CCOB is right in line with the changing business culture, led by leaders such as Mueller. Larry Fink, CEO of BlackRock, a wealth-management firm on Wall Street, said in 2018, “Without a sense of purpose, no company, either public or private, can achieve its full potential. It will ultimately lose the license to operate from key stakeholders.”
And then in 2019 he followed with, “Profits are essential if a company is to effectively serve all of its stakeholders over time – not only shareholders, but also employees, customers and communities.”
Aligning with Gibb’s comments, Fink connected a company’s articulated purpose with hiring: “Attracting and retaining the best talent increasingly requires a clear expression of purpose.”
CCOB’s commitment to Conscious Capitalism surfaces in a variety of ways.
When Gibb visited a management class and students were talking about how Boeing handled the problems with its 737 Max jet earlier this year, the final slide of the presentation addressed how the handling of the crisis reflected on the company as a Conscious Capitalism business.
And when marketing instructor Scott McIntosh, who leads Arizona’s Conscious Capitalism chapter, got into an Uber, he was pleased to find that the driver was a CCOB student who talked authoritatively about – you guessed it – Conscious Capitalism.
Yep, it’s the culture.
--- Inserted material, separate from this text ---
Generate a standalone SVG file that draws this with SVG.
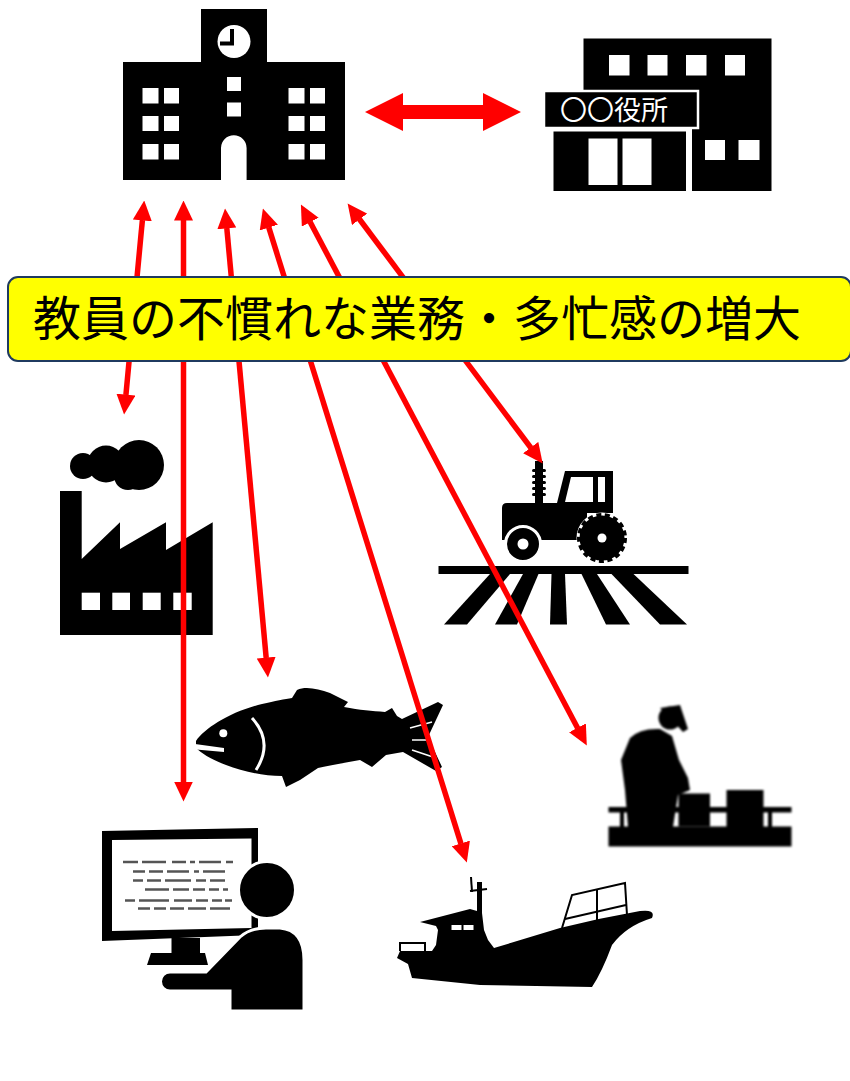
<svg xmlns="http://www.w3.org/2000/svg" width="850" height="1081" viewBox="0 0 850 1081">
  <style>
    .ink { fill: #000; }
    .hole { fill: #fff; }
    .link { stroke: #ff0000; stroke-width: 5.5; fill: none; marker-start: url(#ah); marker-end: url(#ah); }
    .code { stroke: #555; stroke-width: 2.6; fill: none; }
    .label-text { font-family: "Noto Sans CJK JP", "Noto Sans CJK SC", sans-serif; }
  </style>
  <defs>
    <marker id="ah" viewBox="0 0 20 19" markerWidth="20" markerHeight="19" refX="0.5" refY="9.5" orient="auto-start-reverse" markerUnits="userSpaceOnUse">
      <path d="M0,0 L20,9.5 L0,19 Z" fill="#ff0000"/>
    </marker>
    <filter id="soft" x="-10%" y="-10%" width="120%" height="120%">
      <feGaussianBlur stdDeviation="1"/>
    </filter>
  </defs>

  <rect width="850" height="1081" fill="#fff"/>

  <!-- school -->
  <g id="school">
    <rect class="ink" x="201" y="9" width="66" height="60"/>
    <rect class="ink" x="123" y="62" width="222" height="118"/>
    <circle class="hole" cx="234" cy="41.5" r="16.5"/>
    <path d="M232,29 L232,43.5 L220,43.5" stroke="#000" stroke-width="4" fill="none"/>
    <rect class="hole" x="227" y="77" width="14" height="14"/>
    <rect class="hole" x="227" y="102.5" width="14" height="14"/>
    <path class="hole" d="M221,180 L221,148 A12.8,12.8 0 0 1 246.6,148 L246.6,180 Z"/>
    <g class="hole">
      <rect x="142.5" y="88" width="16" height="15.5"/>
      <rect x="164" y="88" width="15" height="15.5"/>
      <rect x="142.5" y="116" width="16" height="15"/>
      <rect x="164" y="116" width="15" height="15"/>
      <rect x="142.5" y="144" width="16" height="15.5"/>
      <rect x="164" y="144" width="15" height="15.5"/>
      <rect x="288.5" y="88" width="16" height="15.5"/>
      <rect x="310" y="88" width="15" height="15.5"/>
      <rect x="288.5" y="116" width="16" height="15"/>
      <rect x="310" y="116" width="15" height="15"/>
      <rect x="288.5" y="144" width="16" height="15.5"/>
      <rect x="310" y="144" width="15" height="15.5"/>
    </g>
  </g>

  <!-- city office -->
  <g id="office">
    <rect class="ink" x="583.5" y="38.5" width="188" height="152.5"/>
    <g class="hole">
      <rect x="609" y="55" width="20.5" height="20.5"/>
      <rect x="647.5" y="55" width="20" height="20.5"/>
      <rect x="686" y="55" width="20.5" height="20.5"/>
      <rect x="725" y="55" width="20" height="20.5"/>
      <rect x="705" y="140" width="20" height="20"/>
      <rect x="738.5" y="140" width="21" height="20"/>
    </g>
    <rect class="hole" x="548" y="127" width="144" height="64"/>
    <rect class="ink" x="553.5" y="131.5" width="132.5" height="59.5"/>
    <rect class="hole" x="588.5" y="138.5" width="29" height="46.5"/>
    <rect class="hole" x="622.5" y="138.5" width="29" height="46.5"/>
    <rect class="ink" x="544" y="91" width="154" height="37" stroke="#fff" stroke-width="2.5"/>
    <text class="label-text" x="560" y="120" font-size="27" fill="#fff">〇〇役所</text>
  </g>

  <!-- factory -->
  <g id="factory">
    <circle class="ink" cx="83" cy="466" r="13"/>
    <circle class="ink" cx="106" cy="464" r="18.5"/>
    <circle class="ink" cx="139" cy="465" r="25"/>
    <circle class="ink" cx="128" cy="476" r="14"/>
    <path class="ink" d="M60,491 L81.7,491 L81.7,559 L120,522.3 L120,549 L166,522.3 L166,550 L212.7,522.3 L212.7,635 L60,635 Z"/>
    <g class="hole">
      <rect x="81.7" y="592.7" width="18.3" height="17.3"/>
      <rect x="112.3" y="592.7" width="17.7" height="17.3"/>
      <rect x="142.7" y="592.7" width="18" height="17.3"/>
      <rect x="173.3" y="592.7" width="18.4" height="17.3"/>
    </g>
  </g>

  <!-- farm tractor -->
  <g id="tractor">
    <rect class="ink" x="438.5" y="566" width="250" height="8"/>
    <g class="ink">
      <polygon points="490,574 510,574 467,624.5 444,624.5"/>
      <polygon points="523,574 538.5,574 517,624.5 495,624.5"/>
      <polygon points="551.5,574 565,574 567,624.5 550,624.5"/>
      <polygon points="581.5,574 597,574 630,624.5 606,624.5"/>
      <polygon points="611.5,574 633.5,574 687,624.5 660,624.5"/>
    </g>
    <rect class="ink" x="535" y="461" width="8" height="42"/>
    <g class="ink">
      <rect x="532" y="469" width="14" height="3" rx="1.5"/>
      <rect x="532" y="475" width="14" height="3" rx="1.5"/>
      <rect x="532" y="481" width="14" height="3" rx="1.5"/>
      <rect x="532" y="487" width="14" height="3" rx="1.5"/>
      <rect x="532" y="493" width="14" height="3" rx="1.5"/>
    </g>
    <path class="ink" d="M507,503 L557,503 L565,471 L613,471 L613,513 L587,513 L587,540 L502,540 L502,508 Q502,503 507,503 Z"/>
    <polygon class="hole" points="571,477 593,477 593,502 565,502"/>
    <rect class="hole" x="598" y="477" width="7" height="25"/>
    <circle class="ink" cx="602" cy="538" r="24" stroke="#fff" stroke-width="3"/>
    <circle cx="602" cy="538" r="23" fill="none" stroke="#000" stroke-width="4" stroke-dasharray="5 3.5"/>
    <circle class="hole" cx="602" cy="538" r="4.5"/>
    <circle class="ink" cx="523" cy="544" r="17.5" stroke="#fff" stroke-width="3"/>
    <circle class="hole" cx="523" cy="544" r="5.5"/>
  </g>

  <!-- fish -->
  <g id="fish">
    <path class="ink" d="M196,741 C205,728 230,712 262,704 C275,701 285,699 292,698 L297,690 C306,686 318,689 330,693 L348,702 L344,707 C360,710 372,711 385,712 L392,708 L397,716 L402,719 L438,702 L443,705 L428,737 L442,767 L436,771 L403,752 L386,755 L372,767 L360,760 C345,763 330,765 318,768 L300,780 L286,787 L282,776 C262,776 242,771 226,765 C212,760 201,753 196,748 Z"/>
    <polygon class="hole" points="195,744 224,748 224,752 196,749.5"/>
    <circle class="hole" cx="223.3" cy="733.3" r="4"/>
    <path d="M252,718 Q274,742 256,770" stroke="#fff" stroke-width="3" fill="none"/>
    <g stroke="#fff" stroke-width="1.5">
      <line x1="410" y1="728" x2="432" y2="722"/>
      <line x1="412" y1="740" x2="438" y2="740"/>
      <line x1="412" y1="750" x2="436" y2="758"/>
    </g>
  </g>

  <!-- worker at a table -->
  <g id="worker" filter="url(#soft)">
    <rect class="ink" x="608.5" y="807" width="183" height="5.5"/>
    <rect class="ink" x="620" y="812" width="4" height="15"/>
    <rect class="ink" x="664" y="812" width="4" height="15"/>
    <rect class="ink" x="768" y="812" width="4" height="15"/>
    <rect class="ink" x="608.5" y="826.5" width="183" height="20"/>
    <rect class="ink" x="678.5" y="793.5" width="31.5" height="33"/>
    <rect class="ink" x="726.5" y="790" width="37" height="37"/>
    <circle class="ink" cx="670" cy="718" r="11.5"/>
    <polygon class="ink" points="660,708 680,705 688,729 683,732 674,722"/>
    <path class="ink" d="M630,738 Q640,728 660,729 L672,736 L679,760 L688,778 L690,790 L678,795 L673,827 L628,827 L625,790 L621,760 Z"/>
  </g>

  <!-- person at computer -->
  <g id="computer">
    <polygon class="ink" points="102,831 258,828 258,935 102,941"/>
    <polygon class="hole" points="112,840 251.5,838.5 251.5,928 112,931"/>
    <g class="code">
      <path d="M123,862 H233" stroke-dasharray="15 4 24 6 14 4 5 4 22 5 8"/>
      <path d="M133,871.5 H225" stroke-dasharray="12 4 14 4 22 5 5 4 22"/>
      <path d="M133,880.5 H225" stroke-dasharray="10 4 14 4 26 5 10 4 20"/>
      <path d="M145,889.5 H228" stroke-dasharray="24 4 16 4 12 4 10 4 10"/>
      <path d="M125,900.5 H232" stroke-dasharray="10 4 30 5 18 4 12 4 10 3 7"/>
      <path d="M138,908.5 H230" stroke-dasharray="12 4 12 4 14 4 18 4 22"/>
    </g>
    <rect class="ink" x="171.5" y="938" width="28.5" height="16"/>
    <polygon class="ink" points="151,953 205,953 208,965 147,965"/>
    <circle class="ink" cx="267" cy="890" r="28.5" stroke="#fff" stroke-width="3"/>
    <path class="ink" stroke="#fff" stroke-width="3" d="M230,1011 L230,991 L170,991 A9.5,9.5 0 0 1 170,972 L206,972 L240,937 Q250,928 266,928 L280,928 Q304,930 304,960 L304,1011 Z"/>
  </g>

  <!-- fishing boat -->
  <g id="boat">
    <path class="ink" d="M397,958 L400,951 L432,951 L436,945 L438,930 L436,926 L420,922 L470,909 L477,911 L477,882 L482,882 L482,913 L484,930 L488,940 L494,948 L560,928 Q600,918 640,911 Q656,909 652,918 Q626,926 612,945 Q602,972 592,987 L480,985 L412,978 L408,964 Z"/>
    <g class="hole">
      <rect x="451.5" y="925" width="10" height="5"/>
      <rect x="463.5" y="925" width="10" height="5"/>
    </g>
    <g stroke="#000" stroke-width="2" fill="none">
      <path d="M470,891 L487,889"/>
      <path d="M471,877 L472,892"/>
      <path d="M400,951 L400,943 L425,943 L425,951"/>
      <path d="M562,928 L572,895 L625,883 L627,915"/>
      <path d="M597,889 L597,921"/>
      <path d="M565,919 L626,905"/>
    </g>
  </g>

  <!-- connectors -->
  <g id="connectors">
    <polygon fill="#ff0000" points="365,112 403,93 403,105 483,105 483,93 521,112 483,131 483,119 403,119 403,131"/>
    <line class="link" x1="142.4" y1="219.9" x2="125.9" y2="395.1"/>
    <line class="link" x1="183.5" y1="220" x2="183.5" y2="782"/>
    <line class="link" x1="226.8" y1="227.9" x2="266.2" y2="658.1"/>
    <line class="link" x1="268.7" y1="227.1" x2="461" y2="843.9"/>
    <line class="link" x1="310" y1="221.7" x2="577.7" y2="728.3"/>
    <line class="link" x1="359.3" y1="219" x2="531" y2="448"/>
  </g>

  <!-- caption -->
  <g id="caption">
    <rect x="8" y="277" width="843" height="84" rx="10" ry="10" fill="#ffff00" stroke="#1f3a5f" stroke-width="2"/>
    <text class="label-text" x="33" y="336" font-size="48" fill="#000">教員の不慣れな業務・多忙感の増大</text>
  </g>
</svg>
But it hasn’t been easy to attain.
“I’ve spoken with a number of other people from other universities who want to integrate it and I’ve told them, ‘It’s going to take a long time. You don’t just teach one course on it,’” Gibb said. “I really think how we’ve done it has been the most effective way, by sprinkling it in across 12 different courses and throughout the culture.”
That’s how, he said, you “evolve as a business school to what’s needed in 2030.” That’s how Conscious Capitalism has taken flight at GCU.